Visualizing The Decision Boundary
A trained classifier takes in X and tries to predict the target variable Y. You can visualize how the classifier translates different inputs X into a guess for Y by plotting the classifier’s prediction probability (that is, for a given class c, the assigned probability that Y=c) as a function of the features X. One common visual summary of a classifier is its decision boundary. Most classifiers in scikit-learn have a method called predict_proba that computes this quantity for new examples after the classifier has been trained.
Decision surface visualizations are really only meaningful if they are plotted against inputs X that are one- or two-dimensional. So before I plot these surfaces, I will first find two “important” dimensions of X to focus on. In my previous blog posts I discussed about Truncated SVD and PCA to perform dimensionality reduction. Here, I will use a different dimension reduction method based on random forests.

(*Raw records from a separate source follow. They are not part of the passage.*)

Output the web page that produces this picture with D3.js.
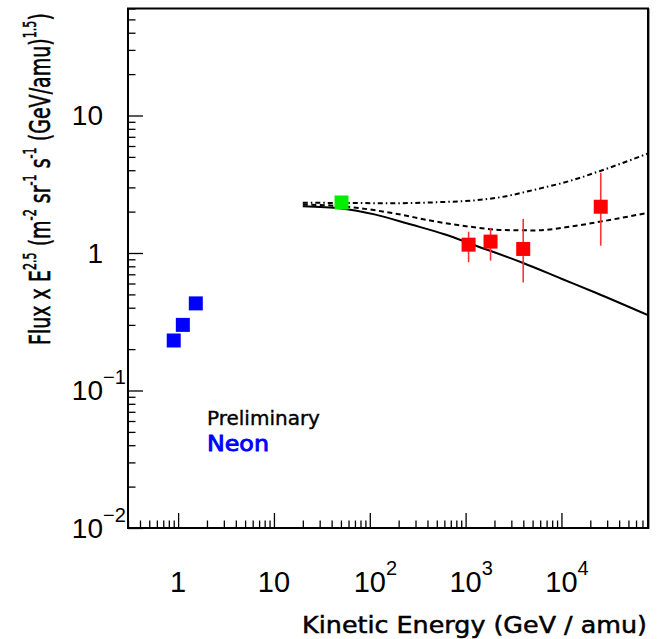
<!DOCTYPE html>
<meta charset="utf-8">
<title>Neon flux x E^2.5</title>
<script src="https://d3js.org/d3.v7.min.js"></script>
<style>
  body { margin: 0; background: #fff; }
</style>
<body>
<div id="viz"></div>
<script>
  // ---- data ----
  // blue points (low energy)
  const blueE = [0.9, 1.12, 1.53];
  const blueF = [0.231, 0.30, 0.43];
  // green point
  const greenE = [50.7];
  const greenF = [2.33];
  // red points with error bars
  const redE = [1074, 1820, 3990, 25700];
  const redF = [1.15, 1.21, 1.07, 2.17];
  const redLo = [0.857, 0.88, 0.61, 1.13];
  const redHi = [1.43, 1.52, 1.77, 3.83];
  // model curves
  const solidE = [20, 50.4, 112, 270, 600, 1283, 3925, 10000, 22800, 80000];
  const solidF = [2.19, 2.11, 1.91, 1.61, 1.37, 1.13, 0.849, 0.65, 0.514, 0.353];
  const dashE = [20, 50, 82, 181, 472, 1138, 2430, 5410, 12000, 26700, 80000];
  const dashF = [2.25, 2.19, 2.11, 1.94, 1.70, 1.55, 1.47, 1.46, 1.55, 1.70, 1.96];
  const dotE = [20, 60, 181, 500, 1213, 2430, 5410, 12000, 26700, 80000];
  const dotF = [2.32, 2.31, 2.30, 2.34, 2.41, 2.56, 2.90, 3.33, 4.00, 5.29];
  // tick labels [base, exponent]
  const xTickLabels = [["1", ""], ["10", ""], ["10", "2"], ["10", "3"], ["10", "4"]];
  const yTickLabels = [["10", ""], ["1", ""], ["10", "\u22121"], ["10", "\u22122"]];

  const width = 660, height = 639;
  const mLeft = 128, mRight = 648, mTop = 8.5, mBottom = 528;

  const svg = d3.select("#viz").append("svg")
    .attr("width", width)
    .attr("height", height)
    .attr("viewBox", [0, 0, width, height]);

  svg.append("rect").attr("width", width).attr("height", height).attr("fill", "#fff");

  const x = d3.scaleLog().domain([0.3, 8e4]).range([mLeft, mRight]);
  const y = d3.scaleLog().domain([0.01, 60]).range([mBottom, mTop]);

  const isMajor = v => Math.abs(Math.log10(v) - Math.round(Math.log10(v))) < 1e-9;
  const xTicks = x.ticks(), yTicks = y.ticks();
  const xMajor = xTicks.filter(isMajor), yMajor = yTicks.filter(isMajor);

  // ticks (inward)
  svg.append("g")
    .attr("transform", `translate(0,${mBottom})`)
    .call(d3.axisBottom(x).tickValues(xTicks.filter(v => !isMajor(v))).tickSize(-7.5).tickFormat(""))
    .call(g => g.select(".domain").remove());
  svg.append("g")
    .attr("transform", `translate(0,${mBottom})`)
    .call(d3.axisBottom(x).tickValues(xMajor).tickSize(-15).tickFormat(""))
    .call(g => g.select(".domain").remove());
  svg.append("g")
    .attr("transform", `translate(${mLeft},0)`)
    .call(d3.axisLeft(y).tickValues(yTicks.filter(v => !isMajor(v))).tickSize(-7.5).tickFormat(""))
    .call(g => g.select(".domain").remove());
  svg.append("g")
    .attr("transform", `translate(${mLeft},0)`)
    .call(d3.axisLeft(y).tickValues(yMajor).tickSize(-15).tickFormat(""))
    .call(g => g.select(".domain").remove());
  svg.selectAll(".tick line").attr("stroke", "#000").attr("stroke-width", 1.3);

  // frame
  svg.append("line").attr("x1", mRight + 1.5).attr("x2", mRight + 1.5).attr("y1", mTop).attr("y2", mBottom + 1)
    .attr("stroke", "#999").attr("stroke-width", 1);
  svg.append("rect")
    .attr("x", mLeft).attr("y", mTop)
    .attr("width", mRight - mLeft).attr("height", mBottom - mTop)
    .attr("fill", "none").attr("stroke", "#000").attr("stroke-width", 2);

  // tick labels
  const numFont = "Liberation Sans, Arial, sans-serif";
  xMajor.forEach((v, i) => {
    const [b, e] = xTickLabels[i];
    const t = svg.append("text").attr("font-family", numFont).attr("font-size", 29)
      .attr("y", 592).text(b);
    const w = t.node().getComputedTextLength();
    t.attr("x", x(v) - w / 2);
    if (e) svg.append("text").attr("font-family", numFont).attr("font-size", 20)
      .attr("x", x(v) + w / 2).attr("y", 575).text(e);
  });
  yMajor.slice().reverse().forEach((v, i) => {
    const [b, e] = yTickLabels[i];
    svg.append("text").attr("font-family", numFont).attr("font-size", 28)
      .attr("text-anchor", "end").attr("x", 103).attr("y", y(v) + 10).text(b);
    if (e) svg.append("text").attr("font-family", numFont).attr("font-size", 20)
      .attr("x", 103).attr("y", y(v) - 6).text(e);
  });

  // axis titles
  const titleFont = "DejaVu Sans, sans-serif";
  const xt = svg.append("text").attr("font-family", titleFont).attr("font-size", 23)
    .attr("stroke", "#000").attr("stroke-width", 0.5)
    .attr("text-anchor", "end").text("Kinetic Energy (GeV / amu)");
  const sx = 345 / xt.node().getComputedTextLength();
  xt.attr("transform", `translate(647,633) scale(${sx},1)`);

  const yParts = [["Flux x E", 0], ["2.5", 1], [" (m", 0], ["-2", 1], [" sr", 0], ["-1", 1],
    [" s", 0], ["-1", 1], [" (GeV/amu)", 0], ["1.5", 1], [")", 0]];
  const yt = svg.append("text").attr("font-family", titleFont).attr("font-size", 29)
    .attr("stroke", "#000").attr("stroke-width", 0.6);
  let raised = false;
  yParts.forEach(([s, sup]) => {
    const ts = yt.append("tspan").text(s);
    if (sup) { ts.attr("font-size", 17).attr("dy", -14); raised = true; }
    else if (raised) { ts.attr("dy", 14); raised = false; }
  });
  const sy = 332 / yt.node().getComputedTextLength();
  yt.attr("transform", `translate(50,345) rotate(-90) scale(${sy},1)`);

  // curves
  const line = d3.line().x(d => x(d[0])).y(d => y(d[1])).curve(d3.curveMonotoneX);
  const curves = [
    [d3.zip(solidE, solidF), null],
    [d3.zip(dashE, dashF), "5,3.5"],
    [d3.zip(dotE, dotF), "5,3,1.5,3"]
  ];
  curves.forEach(([pts, dash]) => {
    svg.append("path").attr("d", line(pts))
      .attr("fill", "none").attr("stroke", "#000").attr("stroke-width", 2)
      .attr("stroke-dasharray", dash);
  });

  // error bars
  svg.append("g").selectAll("line").data(redE).join("line")
    .attr("x1", d => x(d)).attr("x2", d => x(d))
    .attr("y1", (d, i) => y(redLo[i])).attr("y2", (d, i) => y(redHi[i]))
    .attr("stroke", "#ff3333").attr("stroke-width", 1.6);

  // square markers
  const sq = 14;
  const drawSquares = (E, F, color) => svg.append("g").selectAll("rect").data(E).join("rect")
    .attr("x", d => x(d) - sq / 2).attr("y", (d, i) => y(F[i]) - sq / 2)
    .attr("width", sq).attr("height", sq).attr("fill", color);
  drawSquares(blueE, blueF, "#0000ff");
  drawSquares(greenE, greenF, "#00ee00");
  drawSquares(redE, redF, "#ff0000");

  // annotations
  const pre = svg.append("text").attr("font-family", titleFont).attr("font-size", 20)
    .attr("stroke", "#000").attr("stroke-width", 0.4).text("Preliminary");
  pre.attr("transform", `translate(207,425) scale(${113 / pre.node().getComputedTextLength()},1)`);
  const neon = svg.append("text").attr("font-family", titleFont).attr("font-size", 22)
    .attr("fill", "#0000ff").attr("stroke", "#0000ff").attr("stroke-width", 0.9).text("Neon");
  neon.attr("transform", `translate(207,450.5) scale(${62 / neon.node().getComputedTextLength()},1)`);
</script>
</body>
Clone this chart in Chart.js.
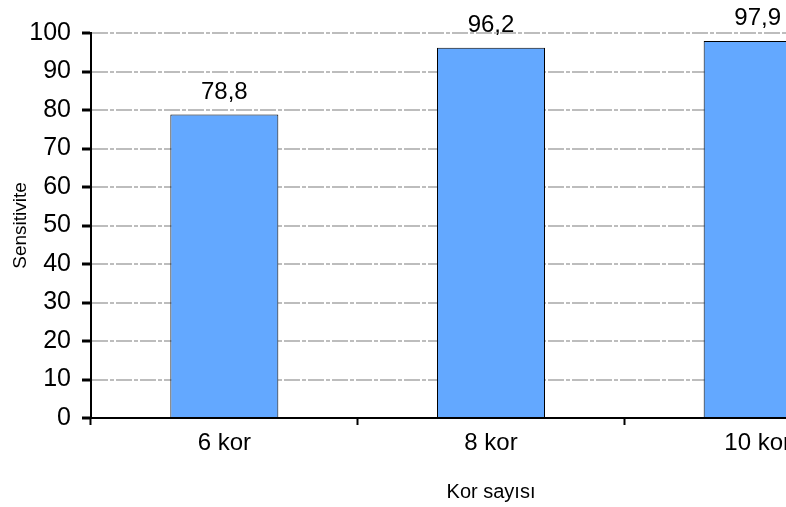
<!DOCTYPE html>
<html>
<head>
<meta charset="utf-8">
<script src="https://cdn.jsdelivr.net/npm/chart.js@4/dist/chart.umd.min.js"></script>
<style>
html,body{margin:0;padding:0;background:#fff;overflow:hidden;}
#wrap{width:786px;height:507px;overflow:hidden;position:relative;}
#box{width:900px;height:507px;}
</style>
</head>
<body>
<div id="wrap"><div id="box"><canvas id="korChart"></canvas></div></div>
<script>

const categories = ["6 kor", "8 kor", "10 kor"];
const sensitivite = [78.8, 96.2, 97.9];
const yTicks = [0, 10, 20, 30, 40, 50, 60, 70, 80, 90, 100];

const fontName = "'Liberation Sans', Arial, sans-serif";

// value labels over the bars, with comma decimals
const barLabels = {
  id: 'barLabels',
  afterDatasetsDraw(chart){
    const ctx = chart.ctx;
    const meta = chart.getDatasetMeta(0);
    ctx.save();
    ctx.font = "24px " + fontName;
    ctx.fillStyle = "#000";
    ctx.textAlign = "center";
    ctx.textBaseline = "alphabetic";
    meta.data.forEach(function(bar, i){
      let txt = sensitivite[i].toFixed(1).replace(".", ",");
      ctx.fillText(txt, bar.x, bar.y - 16);
    });
    ctx.restore();
  }
};

const kor = document.getElementById('korChart');

new Chart(kor, {
  type: 'bar',
  data: {
    labels: categories,
    datasets: [{
      data: sensitivite,
      backgroundColor: "#63a8ff",
      borderColor: "#000",
      borderWidth: 1,
      barPercentage: 0.405,
      categoryPercentage: 1
    }]
  },
  options: {
    responsive: true,
    maintainAspectRatio: false,
    animation: false,
    devicePixelRatio: 1,
    layout: { padding: { top: 33, right: 9, left: 0, bottom: 0 } },
    plugins: {
      legend: { display: false },
      tooltip: { enabled: false }
    },
    scales: {
      x: {
        offset: true,
        grid: {
          offset: true,
          drawOnChartArea: false,
          tickLength: 7,
          tickColor: "#000",
          tickWidth: 2
        },
        border: { color: "#000", width: 2 },
        ticks: {
          color: "#000",
          padding: 4,
          font: { family: fontName, size: 24 }
        },
        title: {
          display: true,
          text: "Kor sayısı",
          color: "#000",
          font: { family: fontName, size: 20 },
          padding: { top: 0, bottom: 3 }
        },
        afterFit: function(s){ s.height = 89; }
      },
      y: {
        min: 0,
        max: 100,
        afterBuildTicks: function(s){ s.ticks = yTicks.map(v => ({ value: v })); },
        grid: {
          color: "#bdbdbd",
          lineWidth: 2,
          tickLength: 9,
          tickColor: "#000",
          tickWidth: 3
        },
        border: { color: "#000", width: 2, dash: [16, 2, 4, 2] },
        ticks: {
          color: "#000",
          padding: 11,
          font: { family: fontName, size: 25 }
        },
        title: {
          display: true,
          text: "Sensitivite",
          color: "#000",
          font: { family: fontName, size: 19 },
          padding: { top: 9, bottom: 0 }
        },
        afterFit: function(s){ s.width = 91; }
      }
    }
  },
  plugins: [barLabels]
});

</script>
</body>
</html>
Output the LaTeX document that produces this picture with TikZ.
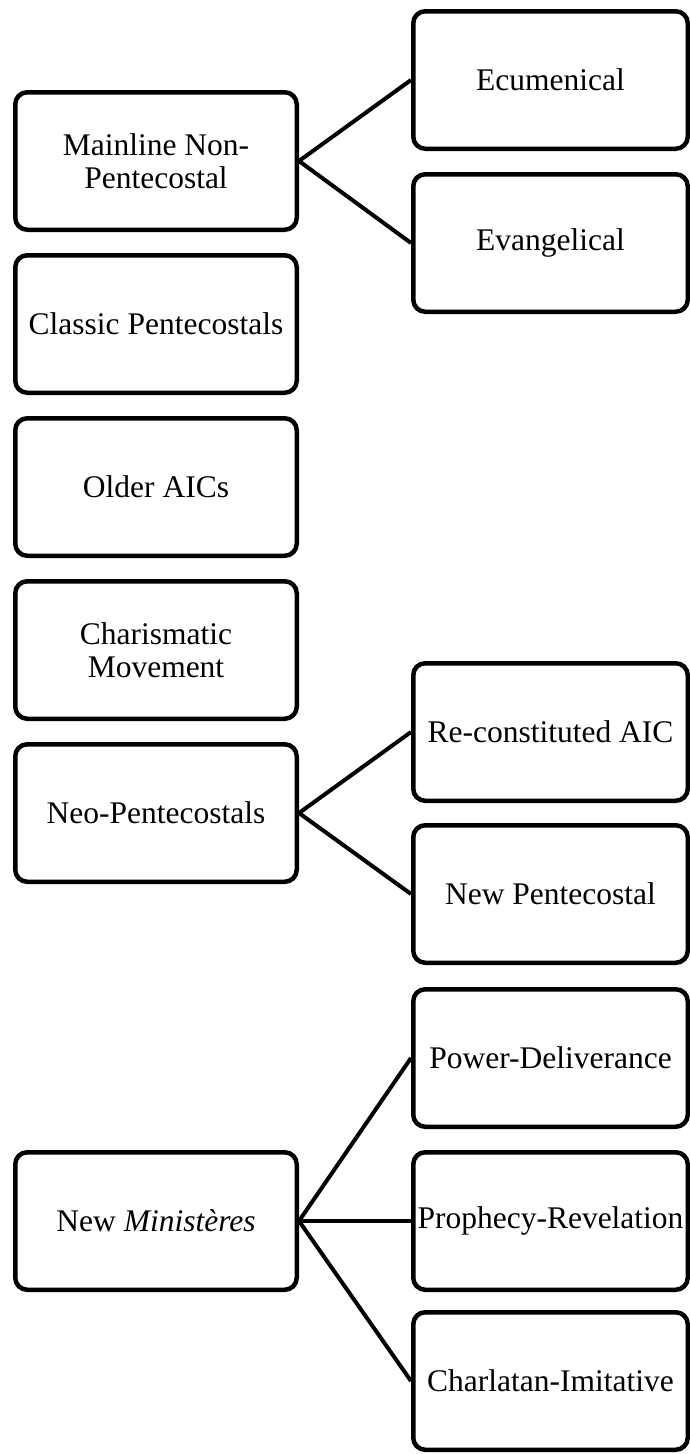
\documentclass[tikz,border=0pt]{standalone}
\usepackage{fontspec}
\setmainfont{Liberation Serif}
\usetikzlibrary{positioning}
\tikzset{
  cat/.style={rectangle,draw,rounded corners=12pt,line width=4.5pt,minimum width=281.5pt,minimum height=137.5pt,align=center,inner sep=2pt,font=\fontsize{31.5}{33}\selectfont},
  sub/.style={cat,minimum width=274.5pt},
  link/.style={line width=4pt}
}
\begin{document}
\begin{tikzpicture}[node distance=21pt]
\useasboundingbox (0,0) rectangle (689pt,-1454pt);
% left column
\node[cat] (main) at (156pt,-161pt) {Mainline Non-\\Pentecostal};
\node[cat,below=of main] (classic) {Classic Pentecostals};
\node[cat,below=of classic] (older) {Older AICs};
\node[cat,below=of older] (charis) {Charismatic\\Movement};
\node[cat,below=of charis] (neo) {Neo-Pentecostals};
\node[cat,below=266pt of neo] (newmin) {New \textit{Ministères}};
% right column
\node[sub,right=112pt of main,yshift=81pt] (ecu) {Ecumenical};
\node[sub,right=112pt of main,yshift=-82pt] (evang) {Evangelical};
\node[sub,right=112pt of neo,yshift=81pt] (reaic) {Re-constituted AIC};
\node[sub,right=112pt of neo,yshift=-81pt] (newpent) {New Pentecostal};
\node[sub,right=112pt of newmin,yshift=163pt] (power) {Power-Deliverance};
\node[sub,right=112pt of newmin] (proph) {Prophecy-Revelation};
\node[sub,right=112pt of newmin,yshift=-160pt] (charl) {Charlatan-Imitative};
\draw[link] (main.east)--(ecu.west); \draw[link] (main.east)--(evang.west);
\draw[link] (neo.east)--(reaic.west); \draw[link] (neo.east)--(newpent.west);
\draw[link] (newmin.east)--(power.west); \draw[link] (newmin.east)--(proph.west); \draw[link] (newmin.east)--(charl.west);
\end{tikzpicture}
\end{document}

Random forests allow you to compute a heuristic for determining how “important” a feature is in predicting a target. This heuristic measures the change in prediction accuracy if you take a given feature and permute (scramble) it across the datapoints in the training set. The more the accuracy drops when the feature is permuted, the more “important” we can conclude the feature is. Importance can be a useful way to select a small number of features for visualization. This is called as variable importance, I have talked about it in my previous post.
Now, I am going to train a random forest classifier on the wine data using 15 trees. I am going to use the feature_importances_ attribute of the classifier to obtain the relative importance of the features. These features are the columns of the dataframe. Then I plot a simple bar plot to show the relative importance of the named features.
It is always nice to visualize the features, matplot lib documentation has got very good recipes of plots. I used one such recipe to construct the above horizontal bar chart.
The decision surfaces for the decision tree and random forest are very complex . The decision tree is by far the most sensitive, showing only extreme classification probabilities that are heavily influenced by single points. The random forest shows lower sensitivity, with isolated points having much less extreme classification probabilities. The SVM is the least sensitive, since it has a very smooth decision boundary.
The SVM implementation of sklearn has an optional parameter class_weight. This parameter is set to None per default, but it also provides an auto mode, which uses the values of the labels Y to automatically adjust weights inversely proportional to class frequencies. I am going to draw the decision boundaries for two SVM classifiers. I am going to use C=1.0, and gamma=1.0 for both models, but for the first SVM I set class_weight to None, and for the second SVM, I set class_weight to ‘auto’.
The first SVM with equal class weights only classifies a small subset of the positive training points correctly, but it only produces very few false positive predictions on the training set. Thus, it has higher precision, but lower recall than the second SVM with the auto weighting option. The overall performance of the SVMs seems to be quite poor, with a lot of misclassified data points for both models. To improve the performance you would have to tune the parameters(C and class_weight).
What other things can you do to improve the performance of the classifiers?